BMC Rheumatol. 2021 Apr 12;5(1):10. doi: 10.1186/s41927-021-00182-7.


Background: Psoriatic arthritis (PsA) can manifest in various forms. This includes mimicry of other diseases. We describe an unusual mimicry of PsA.

Case presentation: We report a case of a middle-aged lady who presented with severe pain and morning stiffness over the small joints of the left hand for 3 months and painless deformity of the affected joints 1 year before. She was under treatment for pruritic rash over her ankles and knees for the past 1 year as well. Physical examination revealed a fixed flexion deformity, swelling and tenderness of the left ring and little fingers' distal interphalangeal (DIP) joints. Left hand radiograph showed sclerotic joint margin, narrowed joint space and marginal osteophytes of the affected DIP joints. Dermoscopic examination showed red- violaceous, flat-topped papules and plaques with minimal scales on both ankles; hyperpigmented scaly plaques over both knees and vertical fingernail ridges. Serum autoimmune screening and inflammatory markers were unremarkable. Left ankle skin biopsy showed features consistent of psoriasis. PsA was diagnosed. Weekly titrated oral methotrexate and topical steroid were started.
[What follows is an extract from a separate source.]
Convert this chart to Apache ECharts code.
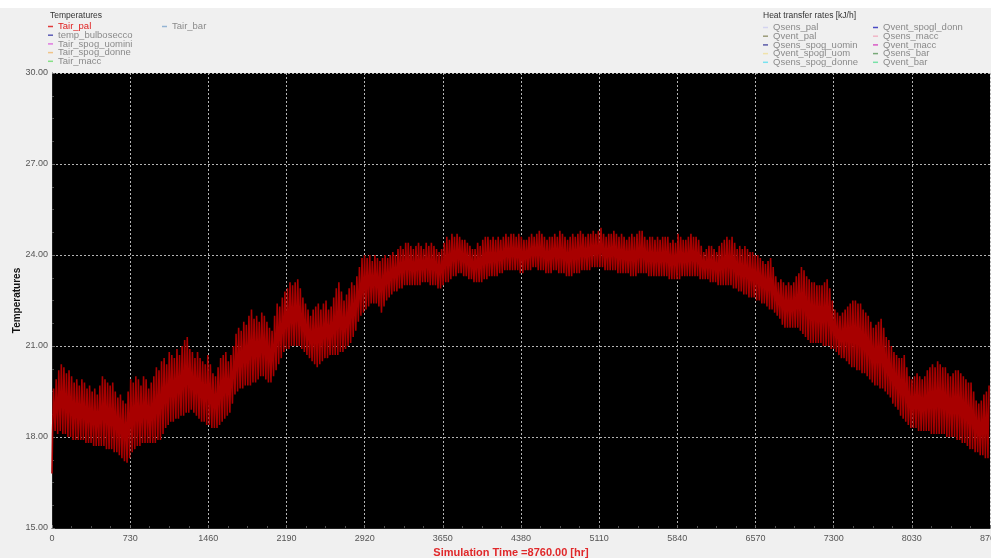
<!DOCTYPE html>
<html>
<head>
<meta charset="utf-8">
<script src="https://cdn.jsdelivr.net/npm/echarts@6/dist/echarts.min.js"></script>
<style>
  html, body { margin: 0; padding: 0; background: #f0f0f0; }
  #chart { width: 991px; height: 558px; }
</style>
</head>
<body>
<div id="chart"></div>
<script>
// Hourly air temperature of the "pal" zone over one simulated year (8760 h).
// Each day is stored as its minimum (early morning) and maximum (afternoon).
const startTemp = 16.8;

const tMax = [
  19.6, 19.9, 20.2, 20.4, 20.3, 20.1, 20.2, 20.0, 19.8, 19.9,
  19.7, 19.9, 19.8, 19.6, 19.7, 19.5, 19.6, 19.4, 19.7, 20.0,
  19.9, 19.8, 19.7, 19.8, 19.5, 19.3, 19.4, 19.2, 19.1, 19.5,
  19.9, 19.8, 20.0, 19.9, 19.7, 20.0, 19.9, 19.6, 19.8, 20.0,
  20.3, 20.2, 20.5, 20.6, 20.4, 20.8, 20.7, 20.6, 20.9, 20.7,
  21.0, 21.2, 21.3, 20.9, 20.8, 20.6, 20.8, 20.6, 20.5, 20.4,
  20.7, 20.4, 20.1, 20.0, 20.3, 20.6, 20.7, 20.8, 20.5, 20.7,
  21.0, 21.4, 21.6, 21.5, 21.8, 21.7, 22.0, 22.2, 21.9, 22.0,
  21.8, 22.1, 22.0, 21.8, 21.6, 21.5, 22.0, 22.4, 22.3, 22.6,
  22.8, 22.9, 23.1, 23.0, 23.1, 23.2, 22.9, 22.6, 22.4, 22.2,
  22.0, 22.2, 22.3, 22.4, 22.2, 22.4, 22.5, 22.2, 22.3, 22.6,
  22.9, 23.1, 22.8, 22.5, 22.7, 22.9, 23.1, 23.0, 23.3, 23.6,
  23.9, 24.0, 23.9, 24.0, 23.8, 24.0, 23.9, 23.8, 23.9, 24.0,
  23.9, 24.0, 24.1, 24.0, 24.2, 24.3, 24.2, 24.4, 24.4, 24.3,
  24.2, 24.3, 24.4, 24.3, 24.2, 24.4, 24.3, 24.4, 24.3, 24.2,
  24.1, 24.2, 24.4, 24.6, 24.5, 24.7, 24.6, 24.7, 24.6, 24.5,
  24.5, 24.4, 24.3, 24.2, 24.2, 24.4, 24.3, 24.5, 24.6, 24.6,
  24.5, 24.6, 24.5, 24.6, 24.5, 24.6, 24.7, 24.6, 24.7, 24.7,
  24.6, 24.7, 24.6, 24.5, 24.5, 24.6, 24.7, 24.6, 24.7, 24.8,
  24.7, 24.6, 24.5, 24.6, 24.6, 24.7, 24.6, 24.8, 24.7, 24.6,
  24.5, 24.6, 24.7, 24.6, 24.7, 24.8, 24.7, 24.6, 24.7, 24.7,
  24.8, 24.7, 24.8, 24.9, 24.7, 24.6, 24.7, 24.7, 24.8, 24.7,
  24.6, 24.7, 24.6, 24.5, 24.6, 24.7, 24.6, 24.7, 24.8, 24.8,
  24.6, 24.5, 24.6, 24.6, 24.5, 24.6, 24.5, 24.6, 24.6, 24.6,
  24.4, 24.5, 24.4, 24.7, 24.6, 24.5, 24.5, 24.6, 24.7, 24.6,
  24.6, 24.5, 24.3, 24.1, 24.2, 24.3, 24.3, 24.2, 24.1, 24.3,
  24.4, 24.5, 24.6, 24.5, 24.6, 24.4, 24.2, 24.3, 24.2, 24.3,
  24.2, 24.1, 24.1, 24.0, 24.0, 23.9, 23.8, 23.7, 23.8, 23.9,
  23.6, 23.3, 23.1, 23.2, 23.1, 23.0, 23.1, 23.0, 23.1, 23.3,
  23.4, 23.6, 23.5, 23.3, 23.2, 23.1, 23.1, 23.0, 23.0, 23.0,
  23.1, 23.2, 22.9, 22.5, 22.2, 22.1, 22.0, 22.1, 22.2, 22.3,
  22.4, 22.5, 22.5, 22.4, 22.4, 22.2, 22.1, 22.0, 21.8, 21.6,
  21.7, 21.8, 21.9, 21.6, 21.3, 21.2, 21.0, 20.8, 20.7, 20.6,
  20.6, 20.7, 20.3, 20.0, 19.9, 20.0, 20.1, 20.0, 19.9, 20.0,
  20.2, 20.3, 20.4, 20.3, 20.5, 20.4, 20.3, 20.3, 20.1, 20.0,
  20.1, 20.2, 20.2, 20.1, 20.0, 19.9, 19.8, 19.8, 19.5, 19.2,
  19.1, 19.2, 19.4, 19.5, 19.7
];

const tMin = [
  18.1, 18.2, 18.1, 18.2, 18.1, 18.1, 18.0, 18.0, 17.9, 17.9,
  17.9, 17.9, 17.9, 17.8, 17.8, 17.8, 17.7, 17.7, 17.7, 17.7,
  17.7, 17.6, 17.6, 17.6, 17.5, 17.5, 17.4, 17.3, 17.2, 17.15,
  17.3, 17.5, 17.6, 17.7, 17.7, 17.8, 17.8, 17.8, 17.8, 17.8,
  17.8, 17.9, 17.9, 18.1, 18.3, 18.4, 18.5, 18.5, 18.6, 18.6,
  18.7, 18.7, 18.8, 18.8, 18.9, 18.8, 18.7, 18.6, 18.5, 18.5,
  18.4, 18.4, 18.3, 18.3, 18.3, 18.4, 18.5, 18.6, 18.7, 18.8,
  19.1, 19.4, 19.5, 19.6, 19.6, 19.7, 19.7, 19.7, 19.8, 19.8,
  19.9, 20.0, 20.0, 19.9, 19.8, 19.8, 20.0, 20.2, 20.4, 20.6,
  20.8, 20.9, 20.9, 21.0, 21.0, 21.0, 21.0, 20.9, 20.8, 20.7,
  20.6, 20.5, 20.4, 20.3, 20.4, 20.5, 20.6, 20.6, 20.7, 20.7,
  20.7, 20.7, 20.8, 20.8, 20.9, 21.0, 21.1, 21.3, 21.5, 21.8,
  22.0, 22.1, 22.2, 22.3, 22.4, 22.4, 22.4, 22.3, 22.1, 22.3,
  22.5, 22.6, 22.7, 22.8, 22.8, 22.9, 22.9, 23.0, 23.0, 23.0,
  23.0, 23.0, 23.0, 23.0, 23.1, 23.1, 23.1, 23.0, 23.0, 23.0,
  22.9, 22.9, 23.0, 23.1, 23.1, 23.2, 23.3, 23.3, 23.4, 23.4,
  23.3, 23.3, 23.2, 23.2, 23.1, 23.1, 23.1, 23.1, 23.2, 23.2,
  23.3, 23.3, 23.3, 23.3, 23.4, 23.4, 23.5, 23.5, 23.5, 23.5,
  23.5, 23.5, 23.4, 23.4, 23.5, 23.5, 23.5, 23.6, 23.6, 23.5,
  23.5, 23.5, 23.4, 23.4, 23.4, 23.5, 23.5, 23.4, 23.4, 23.4,
  23.3, 23.3, 23.3, 23.4, 23.4, 23.4, 23.5, 23.5, 23.5, 23.5,
  23.6, 23.6, 23.6, 23.6, 23.6, 23.5, 23.5, 23.5, 23.5, 23.5,
  23.4, 23.4, 23.4, 23.4, 23.4, 23.3, 23.3, 23.3, 23.4, 23.4,
  23.4, 23.4, 23.3, 23.3, 23.3, 23.3, 23.3, 23.3, 23.3, 23.3,
  23.2, 23.2, 23.2, 23.2, 23.2, 23.3, 23.3, 23.3, 23.3, 23.3,
  23.3, 23.3, 23.2, 23.2, 23.2, 23.2, 23.1, 23.1, 23.1, 23.0,
  23.0, 23.0, 23.0, 23.0, 23.0, 22.9, 22.9, 22.8, 22.8, 22.7,
  22.7, 22.6, 22.6, 22.6, 22.5, 22.5, 22.4, 22.4, 22.3, 22.2,
  22.2, 22.1, 22.0, 21.9, 21.7, 21.6, 21.6, 21.6, 21.6, 21.6,
  21.6, 21.5, 21.4, 21.3, 21.2, 21.1, 21.1, 21.1, 21.1, 21.1,
  21.0, 21.0, 21.0, 20.9, 20.9, 20.8, 20.7, 20.6, 20.6, 20.5,
  20.4, 20.3, 20.3, 20.2, 20.2, 20.1, 20.1, 20.0, 19.9, 19.8,
  19.7, 19.7, 19.6, 19.6, 19.5, 19.4, 19.3, 19.1, 19.0, 18.9,
  18.7, 18.6, 18.5, 18.4, 18.3, 18.3, 18.3, 18.2, 18.2, 18.2,
  18.2, 18.2, 18.1, 18.1, 18.1, 18.1, 18.1, 18.1, 18.0, 18.0,
  18.0, 18.0, 17.9, 17.9, 17.8, 17.8, 17.7, 17.6, 17.6, 17.5,
  17.5, 17.4, 17.4, 17.3, 17.3
];

// Hour of the day at which the daily minimum / maximum occur
const minHour = 5;
const maxHour = 15;

const xTicks = [0, 730, 1460, 2190, 2920, 3650, 4380, 5110, 5840, 6570, 7300, 8030, 8760];
const yTicks = [15, 18, 21, 24, 27, 30];

const tempNames = ['Tair_pal', 'temp_bulbosecco', 'Tair_spog_uomini', 'Tair_spog_donne', 'Tair_macc', 'Tair_bar'];
const tempColors = ['#e03a3a', '#5a5ab4', '#e07ae0', '#f0c488', '#86e086', '#94b4d4'];
const heatNames = ['Qsens_pal', 'Qvent_pal', 'Qsens_spog_uomin', 'Qvent_spogl_uom', 'Qsens_spog_donne',
                   'Qvent_spogl_donn', 'Qsens_macc', 'Qvent_macc', 'Qsens_bar', 'Qvent_bar'];
const heatColors = ['#d4d4f0', '#9a9a78', '#5a5aa8', '#f0e2aa', '#78e2f0',
                    '#4a4ac4', '#f0b6c6', '#d85ac6', '#78a878', '#78e2a8'];

const tairPal = [[0, startTemp]];
for (let d = 0; d < tMax.length; d++) {
  tairPal.push([d * 24 + minHour, tMin[d]]);
  tairPal.push([d * 24 + maxHour, tMax[d]]);
}

const chart = echarts.init(document.getElementById('chart'), null, { renderer: 'canvas' });

const font = 'Liberation Sans, Arial, sans-serif';
const legendText = { fontFamily: font, fontSize: 9.5, color: '#8a8a8a' };

function legendBlock(names, colors, left, top, highlightFirst) {
  return {
    orient: 'vertical',
    left: left,
    top: top,
    padding: 0,
    itemGap: -1.3,
    itemWidth: 5,
    itemHeight: 1.5,
    icon: 'rect',
    selectedMode: false,
    textStyle: legendText,
    data: names.map((n, i) => ({
      name: n,
      itemStyle: { color: colors[i] },
      textStyle: (highlightFirst && i === 0) ? { color: '#e02020' } : undefined
    }))
  };
}

const emptySeries = [];
tempNames.slice(1).forEach((n, i) => emptySeries.push({
  name: n, type: 'line', data: [], color: tempColors[i + 1], showSymbol: false
}));
heatNames.forEach((n, i) => emptySeries.push({
  name: n, type: 'line', data: [], color: heatColors[i], showSymbol: false
}));

chart.setOption({
  animation: false,
  backgroundColor: '#f0f0f0',
  graphic: [{
    type: 'rect', left: 0, top: 0, z: -1,
    shape: { width: 991, height: 8 },
    style: { fill: '#ffffff' }
  }],
  title: [
    { text: 'Temperatures', left: 50, top: 11, padding: 0,
      textStyle: { fontFamily: font, fontSize: 8.5, fontWeight: 'normal', color: '#333' } },
    { text: 'Heat transfer rates [kJ/h]', left: 763, top: 11, padding: 0,
      textStyle: { fontFamily: font, fontSize: 8.5, fontWeight: 'normal', color: '#333' } }
  ],
  legend: [
    legendBlock(tempNames.slice(0, 5), tempColors.slice(0, 5), 48, 21.5, true),
    legendBlock(tempNames.slice(5), tempColors.slice(5), 162, 21.5, false),
    legendBlock(heatNames.slice(0, 5), heatColors.slice(0, 5), 763, 22.5, false),
    legendBlock(heatNames.slice(5), heatColors.slice(5), 873, 22.5, false)
  ],
  grid: {
    left: 52, right: 1, top: 73, bottom: 30,
    outerBoundsMode: 'none', containLabel: false,
    show: true, backgroundColor: '#000000', borderWidth: 0
  },
  xAxis: {
    type: 'value',
    min: xTicks[0],
    max: xTicks[xTicks.length - 1],
    interval: 730,
    name: 'Simulation Time =8760.00 [hr]',
    nameLocation: 'middle',
    nameGap: 16,
    nameTextStyle: { fontFamily: font, fontSize: 11, fontWeight: 'bold', color: '#e0282a', padding: [0, 20, 0, 0] },
    axisLine: { show: true, lineStyle: { color: '#202020' } },
    axisTick: { show: true, inside: true, length: 3, lineStyle: { color: '#707070' } },
    minorTick: { show: true, splitNumber: 4, length: 2, lineStyle: { color: '#505050' } },
    axisLabel: { fontFamily: font, fontSize: 9, color: '#555', margin: 6, hideOverlap: false, formatter: v => String(v) },
    splitLine: { show: true, lineStyle: { color: '#b4b4b4', type: [2, 2], width: 1 } }
  },
  yAxis: {
    type: 'value',
    min: yTicks[0],
    max: yTicks[yTicks.length - 1],
    interval: 3,
    name: 'Temperatures',
    nameLocation: 'middle',
    nameGap: 30,
    nameMoveOverlap: false,
    nameTextStyle: { fontFamily: font, fontSize: 10, fontWeight: 'bold', color: '#111' },
    axisLine: { show: true, lineStyle: { color: '#202020' } },
    axisTick: { show: true, inside: true, length: 3, lineStyle: { color: '#707070' } },
    minorTick: { show: true, splitNumber: 4, length: 2, lineStyle: { color: '#505050' } },
    axisLabel: { fontFamily: font, fontSize: 9, color: '#555', margin: 4, formatter: v => v.toFixed(2) },
    splitLine: { show: true, lineStyle: { color: '#b4b4b4', type: [2, 2], width: 1 } }
  },
  series: [{
    name: 'Tair_pal',
    type: 'line',
    data: tairPal,
    color: '#a80000',
    showSymbol: false,
    sampling: null,
    lineStyle: { width: 1.6, color: '#a80000' },
    z: 3
  }].concat(emptySeries)
});
</script>
</body>
</html>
The patient showed significant improvement after 1 month of treatment.

Conclusion: PsA is a great mimicker. Dermoscopy is an accessible and valuable tool to assess skin lesions in greater detail. Clinicians should be aware of coexisting diseases or misdiagnosis when patients do not respond to treatment.

Keywords: Hand osteoarthritis; Heberden nodes; Lichen planus; Psoriatic arthritis; Psoriatic arthropathy; psoriasis.